■ **Problem requirements**
Reproduce the listing below exactly. Pictures do not belong in the copy.
=-=-=-=-=
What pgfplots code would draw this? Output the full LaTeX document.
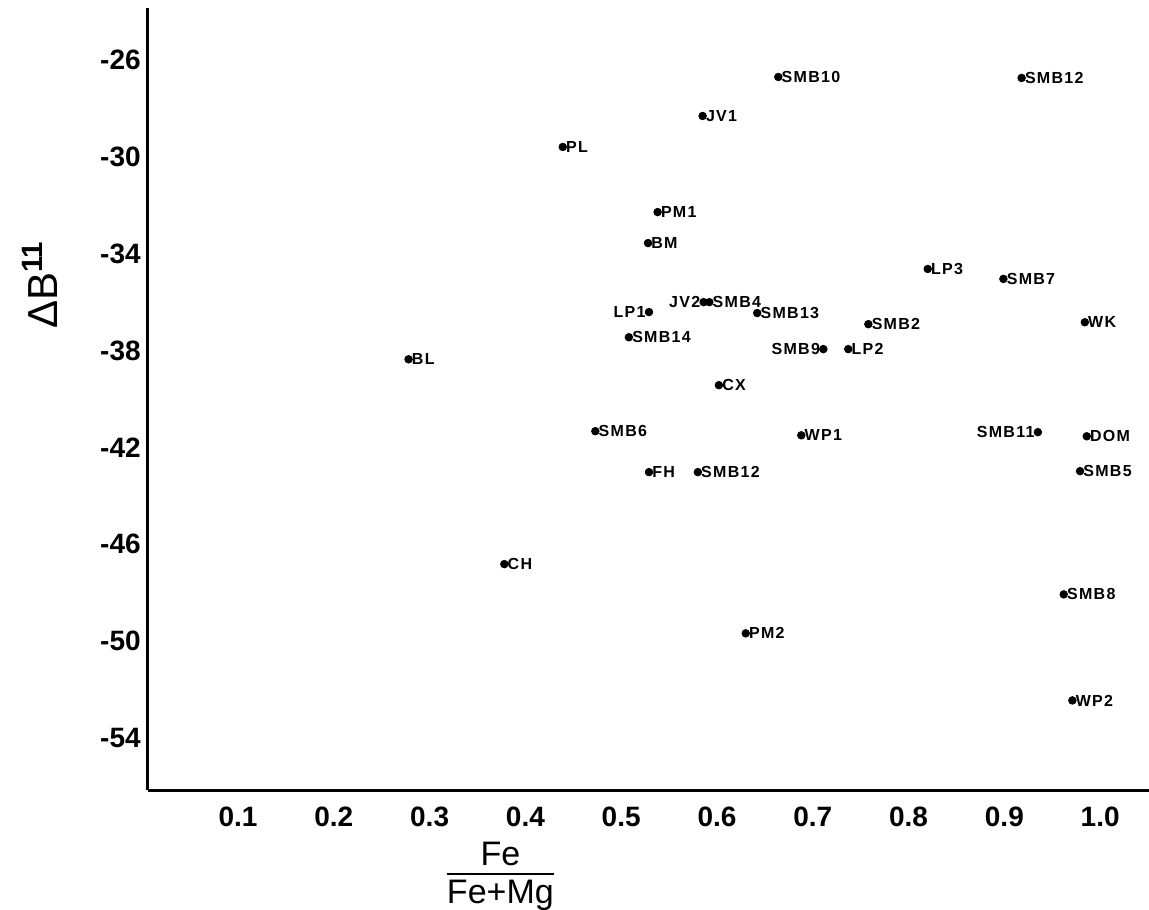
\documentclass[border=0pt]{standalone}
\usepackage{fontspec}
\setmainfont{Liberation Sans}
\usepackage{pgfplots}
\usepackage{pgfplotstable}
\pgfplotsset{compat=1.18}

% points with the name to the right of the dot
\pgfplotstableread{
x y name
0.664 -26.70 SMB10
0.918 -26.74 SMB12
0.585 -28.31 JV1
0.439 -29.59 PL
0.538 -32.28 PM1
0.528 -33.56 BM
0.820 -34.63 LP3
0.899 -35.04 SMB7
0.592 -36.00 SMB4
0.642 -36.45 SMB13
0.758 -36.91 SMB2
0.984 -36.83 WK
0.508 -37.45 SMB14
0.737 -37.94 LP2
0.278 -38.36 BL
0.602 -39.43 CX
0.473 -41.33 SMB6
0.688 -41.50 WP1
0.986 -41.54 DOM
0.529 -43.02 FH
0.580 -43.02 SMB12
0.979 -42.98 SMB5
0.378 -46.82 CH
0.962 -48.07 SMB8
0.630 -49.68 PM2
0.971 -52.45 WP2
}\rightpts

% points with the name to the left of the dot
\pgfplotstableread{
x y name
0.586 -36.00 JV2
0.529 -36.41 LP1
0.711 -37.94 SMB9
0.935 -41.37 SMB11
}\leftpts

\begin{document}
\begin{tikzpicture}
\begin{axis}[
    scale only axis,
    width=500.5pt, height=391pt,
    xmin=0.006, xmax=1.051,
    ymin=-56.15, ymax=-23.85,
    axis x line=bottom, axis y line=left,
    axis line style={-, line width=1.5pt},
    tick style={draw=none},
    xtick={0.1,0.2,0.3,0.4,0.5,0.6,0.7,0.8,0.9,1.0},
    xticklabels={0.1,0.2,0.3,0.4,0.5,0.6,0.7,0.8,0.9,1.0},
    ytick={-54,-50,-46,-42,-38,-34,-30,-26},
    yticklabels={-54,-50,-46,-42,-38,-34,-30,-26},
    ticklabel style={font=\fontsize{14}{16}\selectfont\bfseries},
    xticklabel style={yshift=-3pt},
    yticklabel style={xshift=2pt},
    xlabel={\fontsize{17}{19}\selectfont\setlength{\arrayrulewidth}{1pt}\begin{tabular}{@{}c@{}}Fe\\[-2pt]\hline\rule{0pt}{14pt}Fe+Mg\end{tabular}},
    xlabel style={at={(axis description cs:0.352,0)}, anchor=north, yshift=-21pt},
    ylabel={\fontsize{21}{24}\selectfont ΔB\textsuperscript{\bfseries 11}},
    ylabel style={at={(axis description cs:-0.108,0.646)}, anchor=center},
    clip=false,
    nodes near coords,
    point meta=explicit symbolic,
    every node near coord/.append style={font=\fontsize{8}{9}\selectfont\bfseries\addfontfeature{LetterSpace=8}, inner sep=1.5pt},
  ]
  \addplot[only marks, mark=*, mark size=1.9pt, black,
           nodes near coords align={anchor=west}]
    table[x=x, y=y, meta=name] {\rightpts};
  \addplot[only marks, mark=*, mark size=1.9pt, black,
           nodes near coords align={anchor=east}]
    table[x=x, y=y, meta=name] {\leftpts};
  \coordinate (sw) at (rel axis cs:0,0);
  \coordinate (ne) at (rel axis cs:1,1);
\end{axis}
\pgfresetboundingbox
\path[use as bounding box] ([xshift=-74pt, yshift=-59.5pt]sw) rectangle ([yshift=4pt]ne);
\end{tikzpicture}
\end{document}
=-=-=-=-=
■ **Finished task**
What pgfplots code would draw this? Output the full LaTeX document.
\documentclass[border=0pt]{standalone}
\usepackage{fontspec}
\setmainfont{Liberation Sans}
\usepackage{pgfplots}
\usepackage{pgfplotstable}
\pgfplotsset{compat=1.18}

% points with the name to the right of the dot
\pgfplotstableread{
x y name
0.664 -26.70 SMB10
0.918 -26.74 SMB12
0.585 -28.31 JV1
0.439 -29.59 PL
0.538 -32.28 PM1
0.528 -33.56 BM
0.820 -34.63 LP3
0.899 -35.04 SMB7
0.592 -36.00 SMB4
0.642 -36.45 SMB13
0.758 -36.91 SMB2
0.984 -36.83 WK
0.508 -37.45 SMB14
0.737 -37.94 LP2
0.278 -38.36 BL
0.602 -39.43 CX
0.473 -41.33 SMB6
0.688 -41.50 WP1
0.986 -41.54 DOM
0.529 -43.02 FH
0.580 -43.02 SMB12
0.979 -42.98 SMB5
0.378 -46.82 CH
0.962 -48.07 SMB8
0.630 -49.68 PM2
0.971 -52.45 WP2
}\rightpts

% points with the name to the left of the dot
\pgfplotstableread{
x y name
0.586 -36.00 JV2
0.529 -36.41 LP1
0.711 -37.94 SMB9
0.935 -41.37 SMB11
}\leftpts

\begin{document}
\begin{tikzpicture}
\begin{axis}[
    scale only axis,
    width=500.5pt, height=391pt,
    xmin=0.006, xmax=1.051,
    ymin=-56.15, ymax=-23.85,
    axis x line=bottom, axis y line=left,
    axis line style={-, line width=1.5pt},
    tick style={draw=none},
    xtick={0.1,0.2,0.3,0.4,0.5,0.6,0.7,0.8,0.9,1.0},
    xticklabels={0.1,0.2,0.3,0.4,0.5,0.6,0.7,0.8,0.9,1.0},
    ytick={-54,-50,-46,-42,-38,-34,-30,-26},
    yticklabels={-54,-50,-46,-42,-38,-34,-30,-26},
    ticklabel style={font=\fontsize{14}{16}\selectfont\bfseries},
    xticklabel style={yshift=-3pt},
    yticklabel style={xshift=2pt},
    xlabel={\fontsize{17}{19}\selectfont\setlength{\arrayrulewidth}{1pt}\begin{tabular}{@{}c@{}}Fe\\[-2pt]\hline\rule{0pt}{14pt}Fe+Mg\end{tabular}},
    xlabel style={at={(axis description cs:0.352,0)}, anchor=north, yshift=-21pt},
    ylabel={\fontsize{21}{24}\selectfont ΔB\textsuperscript{\bfseries 11}},
    ylabel style={at={(axis description cs:-0.108,0.646)}, anchor=center},
    clip=false,
    nodes near coords,
    point meta=explicit symbolic,
    every node near coord/.append style={font=\fontsize{8}{9}\selectfont\bfseries\addfontfeature{LetterSpace=8}, inner sep=1.5pt},
  ]
  \addplot[only marks, mark=*, mark size=1.9pt, black,
           nodes near coords align={anchor=west}]
    table[x=x, y=y, meta=name] {\rightpts};
  \addplot[only marks, mark=*, mark size=1.9pt, black,
           nodes near coords align={anchor=east}]
    table[x=x, y=y, meta=name] {\leftpts};
  \coordinate (sw) at (rel axis cs:0,0);
  \coordinate (ne) at (rel axis cs:1,1);
\end{axis}
\pgfresetboundingbox
\path[use as bounding box] ([xshift=-74pt, yshift=-59.5pt]sw) rectangle ([yshift=4pt]ne);
\end{tikzpicture}
\end{document}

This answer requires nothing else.